雫井脩介「火の粉 (幻冬舎文庫)」
「犯人に告ぐ」で週刊文春のミステリーベスト10、1位に輝き、まさに旬。
昨年秋くらいから長らく眠っていた文庫にようやく手を出した。
プロットがなかなかそそる。
冤罪事件の〝被害者〟武内が、無罪判決を下した元裁判官、梶間の隣家に越してくる。
どこか、何かがヘン…。過剰に親切を押し売りする武内。
次第にストーカーじみてくる武内の姿に、かつての判決への疑念が首をもたげる。
現実的ではないけど、けっこう怖い。
それに、無罪判決したのに結局被害に遭っちゃう当たり、一ひねりあっていいかも。
もちろん、冤罪とか死刑判決を取り扱い、何となく社会的なテーマも投げかけてる。
冒頭では、死刑判決の〝重さ〟に悩む、梶間の意見が紹介される。
この梶間、異常殺人事件の被告でもある武内に対しても、
死刑という決断に対しては慎重すぎるくらいの感覚で接する。
それはもちろん、冤罪という問題とリンクさせているからだったりするのだが、
結局は、その後、死刑判決確実な裁判を避けて退職しちゃったりする。
つまり、職責の重みに耐えきれないのだ。
だから、日本の刑法は加害者に甘すぎる、という意見にこう反論する。
「私は死刑廃止論社じゃありませんが、もっと増やせとも思わない。
死刑判決は裁判官にとっても重い決断です。それから冤罪の問題もあります。

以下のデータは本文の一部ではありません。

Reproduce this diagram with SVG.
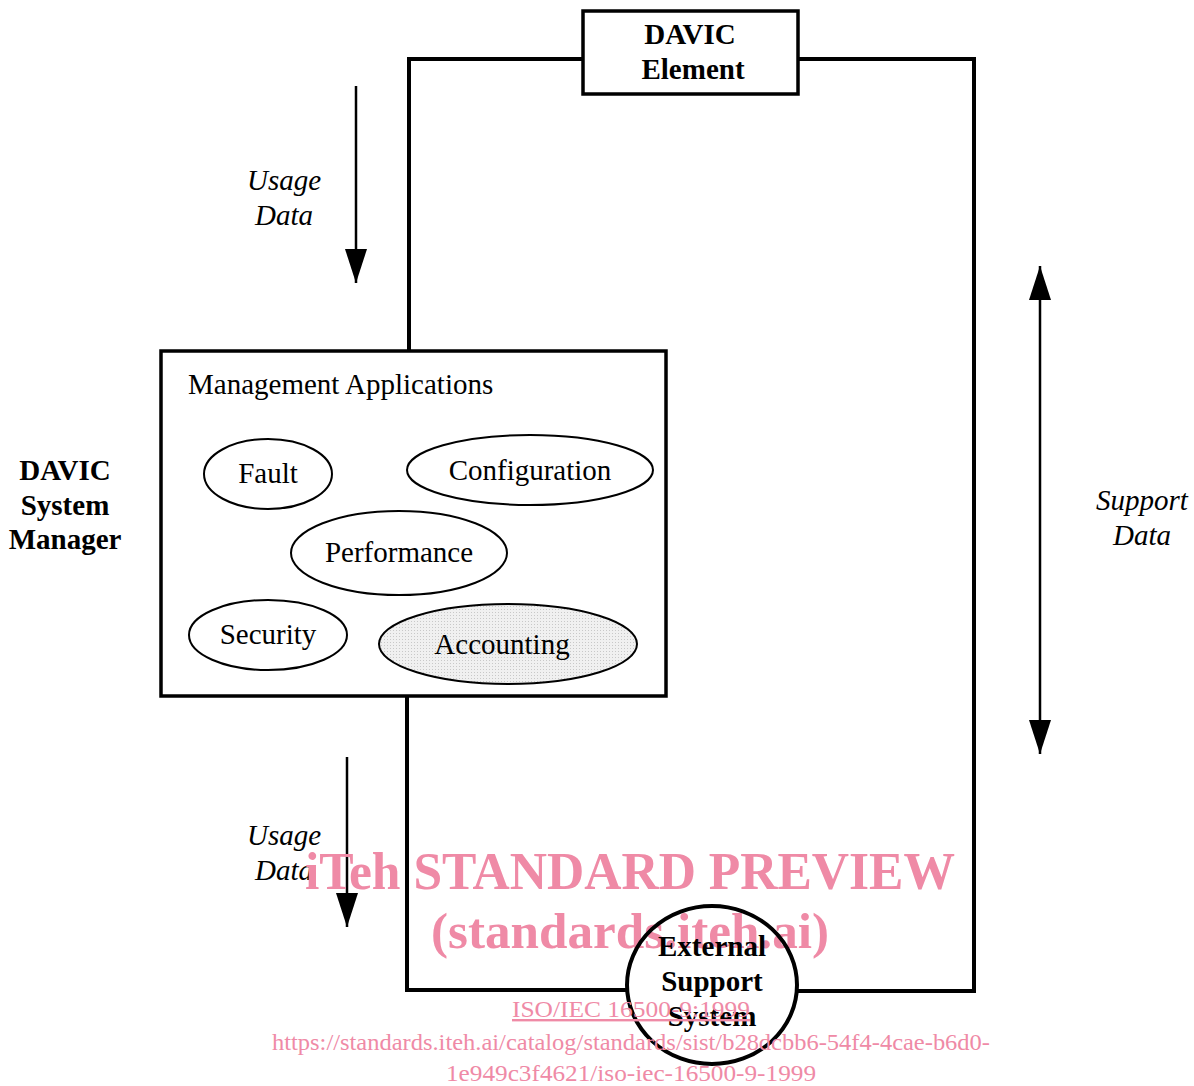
<svg xmlns="http://www.w3.org/2000/svg" width="1194" height="1086" viewBox="0 0 1194 1086">
<style>
.ln{fill:none;stroke:#000;stroke-width:4}
.box{fill:#fff;stroke:#000;stroke-width:3.5}
.el{fill:#fff;stroke:#000;stroke-width:2}
.ar{stroke:#000;stroke-width:2.5;fill:none}
.t{font-family:"Liberation Serif",serif;font-size:29px;fill:#000}
.b{font-weight:bold}
.i{font-style:italic}
.wm{font-family:"Liberation Serif",serif;fill:#ef8aa6}
</style>
<defs>
<marker id="ah" viewBox="0 0 34 22" refX="34" refY="11" markerWidth="34" markerHeight="22" markerUnits="userSpaceOnUse" orient="auto-start-reverse">
<path d="M0,0 L34,11 L0,22 Z" fill="#000"/>
</marker>
<pattern id="dots" width="3" height="3" patternUnits="userSpaceOnUse">
<rect width="3" height="3" fill="#f0f0f0"/>
<rect width="1" height="1" fill="#c8c8c8"/>
</pattern>
</defs>
<g id="connectors">
<polyline class="ln" points="409,351 409,59 583,59"/>
<polyline class="ln" points="798,59 974,59 974,991 797,991"/>
<polyline class="ln" points="407,696 407,990 627,990"/>
<line class="ar" x1="356" y1="86" x2="356" y2="283" marker-end="url(#ah)"/>
<line class="ar" x1="347" y1="757" x2="347" y2="927" marker-end="url(#ah)"/>
<line class="ar" x1="1040" y1="266" x2="1040" y2="754" marker-start="url(#ah)" marker-end="url(#ah)"/>
</g>
<g id="davic-element">
<rect class="box" x="583" y="11" width="215" height="83"/>
<text class="t b" x="690" y="44" text-anchor="middle">DAVIC</text>
<text class="t b" x="693" y="79" text-anchor="middle">Element</text>
</g>
<g id="system-manager">
<rect class="box" x="161" y="351" width="505" height="345"/>
<text class="t" x="188" y="394">Management Applications</text>
</g>
<g id="manager-label">
<text class="t b" x="65" y="480" text-anchor="middle">DAVIC</text>
<text class="t b" x="65" y="515" text-anchor="middle">System</text>
<text class="t b" x="65" y="549" text-anchor="middle">Manager</text>
</g>
<g id="fault">
<ellipse class="el" cx="268" cy="474" rx="64" ry="35"/>
<text class="t" x="268" y="483" text-anchor="middle">Fault</text>
</g>
<g id="configuration">
<ellipse class="el" cx="530" cy="470" rx="123" ry="35"/>
<text class="t" x="530" y="480" text-anchor="middle">Configuration</text>
</g>
<g id="performance">
<ellipse class="el" cx="399" cy="553" rx="108" ry="42"/>
<text class="t" x="399" y="562" text-anchor="middle">Performance</text>
</g>
<g id="security">
<ellipse class="el" cx="268" cy="635" rx="79" ry="35"/>
<text class="t" x="268" y="644" text-anchor="middle">Security</text>
</g>
<g id="accounting">
<ellipse cx="508" cy="644" rx="129" ry="40" fill="url(#dots)" stroke="#000" stroke-width="2"/>
<text class="t" x="502" y="654" text-anchor="middle">Accounting</text>
</g>
<g id="labels">
<text class="t i" x="284" y="190" text-anchor="middle">Usage</text>
<text class="t i" x="284" y="225" text-anchor="middle">Data</text>
<text class="t i" x="1142" y="510" text-anchor="middle">Support</text>
<text class="t i" x="1142" y="545" text-anchor="middle">Data</text>
<text class="t i" x="284" y="845" text-anchor="middle">Usage</text>
<text class="t i" x="284" y="880" text-anchor="middle">Data</text>
</g>
<g id="watermark-top">
<text class="wm" x="630" y="889" text-anchor="middle" font-size="52" font-weight="bold" textLength="650" lengthAdjust="spacingAndGlyphs">iTeh STANDARD PREVIEW</text>
<text class="wm" x="630" y="948" text-anchor="middle" font-size="50" font-weight="bold" textLength="398" lengthAdjust="spacingAndGlyphs">(standards.iteh.ai)</text>
</g>
<g id="external-support">
<ellipse cx="712" cy="985" rx="85" ry="79" fill="none" stroke="#000" stroke-width="4"/>
<text class="t b" x="712" y="956" text-anchor="middle">External</text>
<text class="t b" x="712" y="991" text-anchor="middle">Support</text>
<text class="t b" x="712" y="1026" text-anchor="middle">System</text>
</g>
<g id="watermark-bottom">
<text class="wm" x="631" y="1017" text-anchor="middle" font-size="24" text-decoration="underline" textLength="238" lengthAdjust="spacingAndGlyphs">ISO/IEC 16500-9:1999</text>
<text class="wm" x="631" y="1050" text-anchor="middle" font-size="24" textLength="718" lengthAdjust="spacingAndGlyphs">https://standards.iteh.ai/catalog/standards/sist/b28dcbb6-54f4-4cae-b6d0-</text>
<text class="wm" x="631" y="1081" text-anchor="middle" font-size="24" textLength="370" lengthAdjust="spacingAndGlyphs">1e949c3f4621/iso-iec-16500-9-1999</text>
</g>
</svg>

」
本来、冤罪の問題と刑罰の軽重は、切り離して考えるべき問題なはずだが、
この梶間はどうしても、その部分をリンクさせないと気が済まない。
その割に、
「現実問題、被害者が救われない社会になっているという指摘には、
頷く部分も多いわけですが、それは司法だけじゃなく社会全体の問題なんですね。
それと刑罰の問題は別に考えるべきだと思いますよ。」
社会が仇討ちを禁じている以上、被害者に代わっての制裁や、
次の被害者を出さないための社会づくりの一端を担っているのは司法だと思うんだけど…
こういう、一見社会的公正さを気取りながら、
実は自分への負担を避けることばかり考えている男は、
実際の問題が降りかかると、もうてんで役に立たない。
この小説の本当の怖さは、例の〝ストーカー〟武内が、
梶間の家庭に入り込んできて、梶間の妻や嫁に被害を及ぼすところ。
そこで梶間や、その息子が果たす役割は、
むしろ武内の思うがままに操られる、まさに木偶の坊だったりする。
まず、自分の母(いかにも、の鬼畜姑)の介護を、妻に任せっきりにして、
小姑みたいな姉(もちろん、介護は手伝わない)の横暴にも、一切口を出さない。
これだけで、この梶間という男に対する同情心は薄れ、
読者は奥さんが被害に遭わないことを祈るモードに入るのだが、
武内の標的は、その嫁さんとなる。
巧妙なわなを仕掛けられ、孤立していくお嫁さん。ホント、かわいそう。
そのダンナたる息子なんか、まったく役に立たない。
武内に違和感を感じるお嫁さんをバカよばわり。
揚げ句の果てに、いう言葉が
「お前、もう駄目だ」
「出てけ、まどか(娘…筆者注)も任せられないんじゃ、いる意味ないよ」。
おまえが出てけよ。
まず奥さんは子供世話係じゃないし、第一、おまえただのパラサイトだろ?
こんな感じで、梶間自身でなく、梶間の家族(それも女性)が追い込まれていくのが、
非常にこわさを際立たせる小説だったりする。
ついでに第二の悪役、姑と梶間の姉ともすごいけどね。
みんなの前で、遺産相続の話をうれしそうに話すんだが、
4,500万円ある財産のうち、介護全部を引き受けた梶間の奥さんに「3万円」と言い放つ。
あげたくなければ、奥さんだって別にいらないのに、
わざと〝3万円〟という値段をつけることで、侮蔑を加える。
ひゃあ、イヤらしい。ある意味、武内のストーキングを越える俗悪さが際立つ。
こんな悪意の〝火の粉〟を浴び、次第に追い詰められていく梶間が、
ようやく〝浮世離れした〟無責任な〝お公家さん根性〟を捨て、
現実に対峙する時、物語はクライマックスを迎える。
そして、迎える結末。何ともいえない後味を残す結末が待っている。
読み終えて、深いため息がもれる。
イヤな感じも残しつつ、ほっとする感触。いや、ホントこわい話だったな、と。